In remarks before the 72nd Session of the United Nations General Assembly on September 19, 2017 President Trump said that the scourge of our planet today is a small group of rogue regimes. On top of his list were North Korea and Iran. He made no distinction between the two. He accused Pyongyang of a reckless pursuit of nuclear weapons and called the Iran nuclear deal one of the worst and most one-sided transactions in U.S. history. He said, “
the United States has great strength and patience, but if it is forced to defend itself or its allies, it will have no choice but to totally destroy North Korea.”

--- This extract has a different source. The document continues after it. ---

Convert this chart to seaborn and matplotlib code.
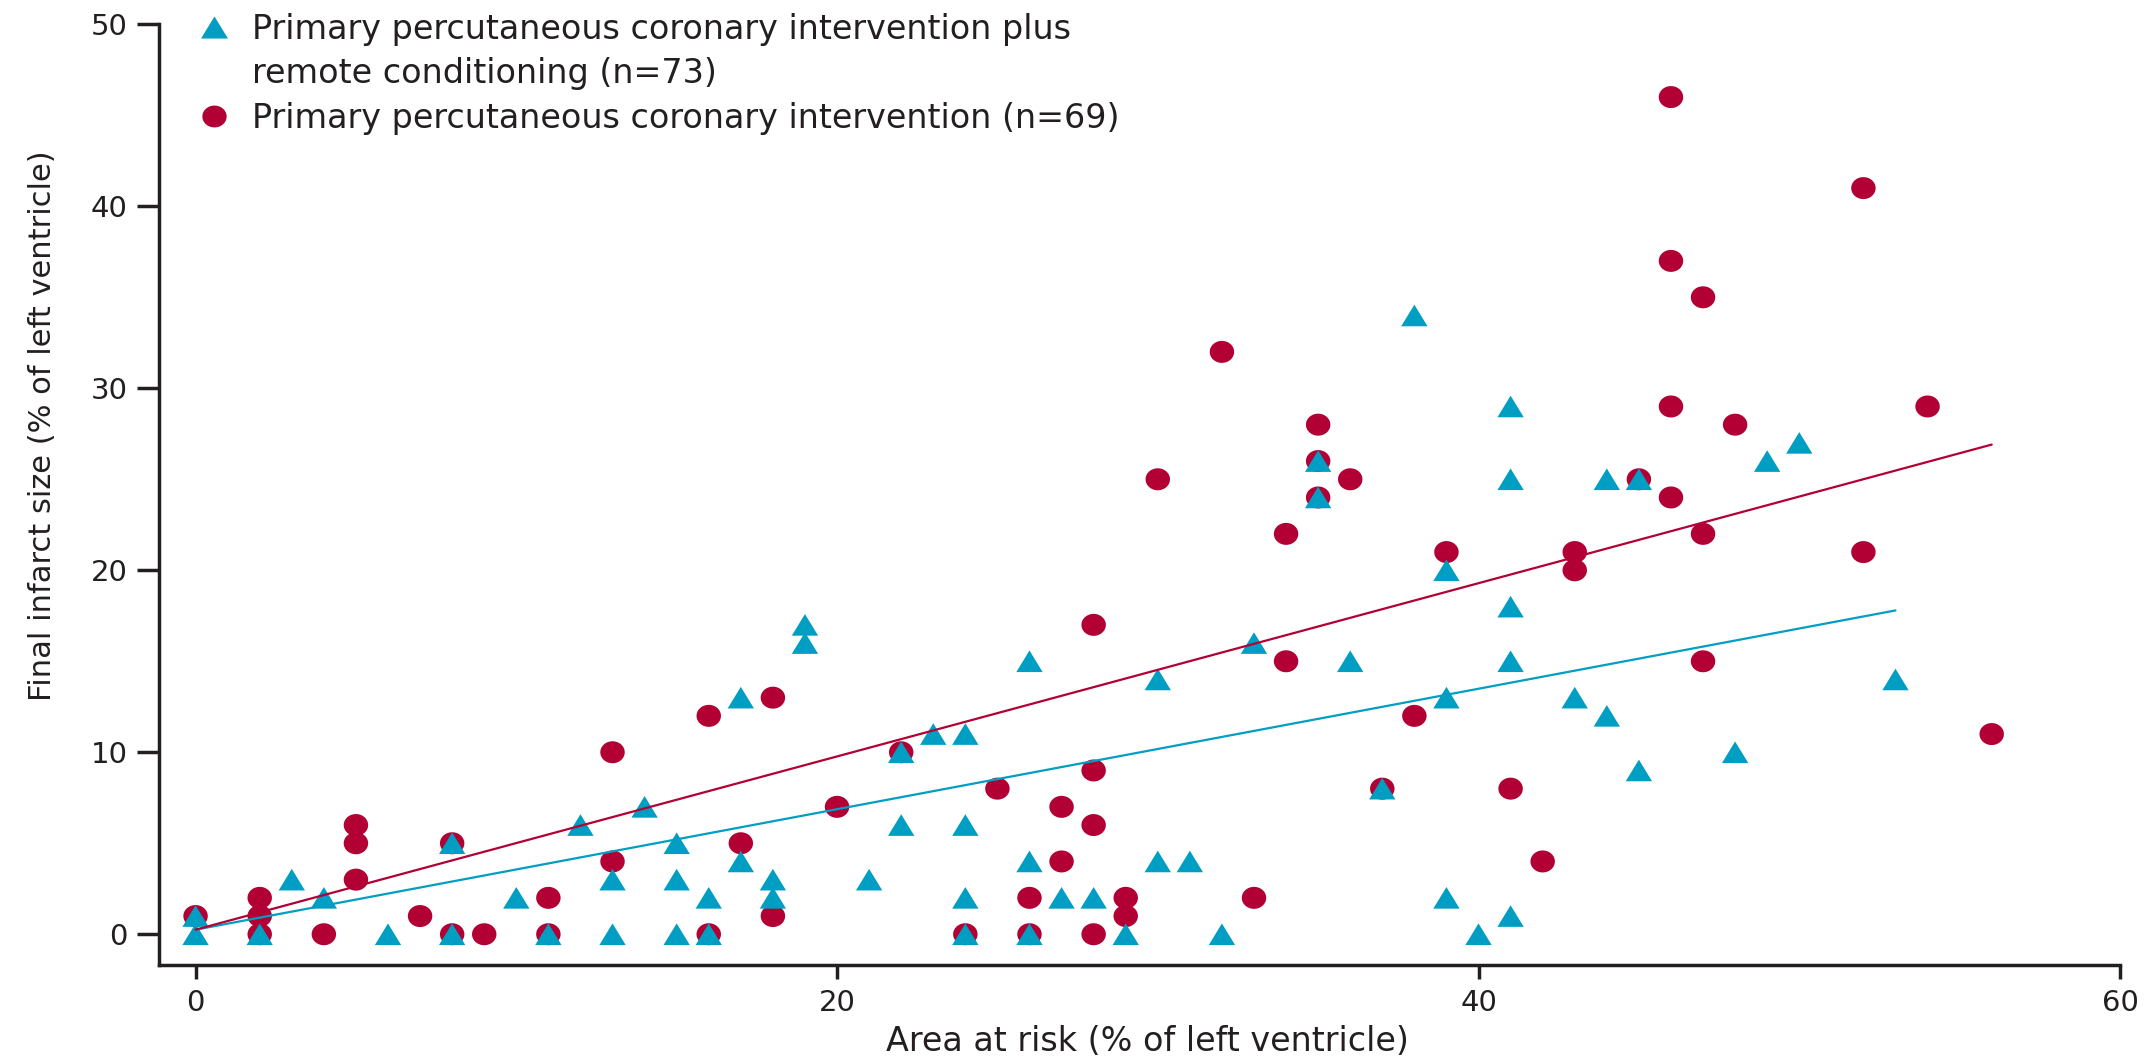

Six months later, Republic of Korea’s National Security Advisor Chung Eui-Yong, after his meeting with President Trump, announced that,
- North Korean leader Kim Jong-un said he is committed to denuclearization;
- Kim pledged that North Korea will refrain from any further nuclear or missile tests;
- He understands that the routine joint military exercises between the Republic of Korea and the United States must continue;
- He was eager to meet President Trump as soon as possible; and,
- President Trump appreciated the briefing and said he would meet Kim Jong-un by May to achieve permanent denuclearization.
Later Mr. Trump tweeted,
“The deal with North Korea is very much in the making and will be, if completed, a very good one for the World. Time and place to be determined.”
At the rally for a Republican congressional candidate last Saturday, he mentioned the possibility of making
“the greatest deal for the world.”
Some observers immediately said that Washington would now wait for an official invitation by Pyongyang. Firstly, the U.S. and North Korea do not have diplomatic relations. And secondly, there is no need for such an invitation anyway because President Trump will not be travelling to North Korean territory. Therefore, the details of the meeting can be settled through diplomatic channels via third parties.
However
, it seems that not everything is crystal clear yet. Because,
“We have not seen nor received an official response from the North Korean regime regarding the North Korea-US summit,”
a spokesman for the South Korean Ministry of Unification said on Monday.
“I feel they’re approaching this matter with caution and they need time to organize their stance.”
This is surprising since Mr. Chung Eui-Yong’s White House statement gave the impression that, with Mr. Trump giving the green light, the summit was a done deal except the date and the venue.
Reaction to the prospect of a U.S.-DPRK summit has been mixed. What is clear is that President Trump agreed to meet Kim Jung-un without consulting his foreign and security policy establishment. The Korean leader, on the other hand, must have given his initiative much thought.
At the end of President Xi Jinping’s visit to Moscow in early July 2017, the Chinese and Russian foreign ministries had issued a press statement on the resolution of the Korean peninsula issue. This statement contained a joint initiative based on the Chinese-proposed ideas of “double freezing” (missile and nuclear activities by the DPRK and large-scale joint exercises by the U.S. and the Republic of Korea) and “parallel advancement” towards the denuclearization of the Korean Peninsula.
At first glance, Chung Eui-Yong’s White House statement goes even beyond the Chinese-Russian proposal and appears to carry all the elements of a deal.
The fundamental question is what President Kim’s
“commitment to denuclearization”
means. Because, in the past, North Korea had again committed itself to abandoning all nuclear weapons and existing programs, returning to the NPT and accepting IAEA inspections.
The second question is where China stands in all of this. Is it possible that Pyongyang proposed a U.S.-North Korea summit without consulting China? Wouldn’t China prefer the resolution of the problem through a process where it plays a central role? Will the Trump-Kim summit be followed by six-party talks attended by China, Japan, North Korea, Russia, South Korea, and the U.S. as it was done until 2009 when North Korea decided to no longer participate? After all, North Korea’s nuclear program is not a bilateral issue, and neither was Iran’s though Mr. Trump pretends that it is.
Denuclearization of the Korean peninsula remains a very long shot far beyond Mr. Trump’s deal making capacity and his patience span. Soon, he may be back to “fire and fury”.
As expected, Mr. Tillerson has now joined a long list of administration appointees who have left or been fired, including the President Trump’s national security adviser, chief of staff, chief strategist, press secretary and secretary of health and human services. Only six months ago,
“I told Rex Tillerson, our wonderful Secretary of State, that he is wasting his time trying to negotiate with Little Rocket Man,”
Mr. Trump had written on Twitter.
In mid-February, Secretary Tillerson had visited Ankara and met with President Erdoğan and Foreign Minister Çavuşoğlu. Since there was nobody else in the room other than the three at the Presidential Palace, there could be no proper record of the meeting. With Mr. Tillerson gone, Ankara and Washington may have to start all over again.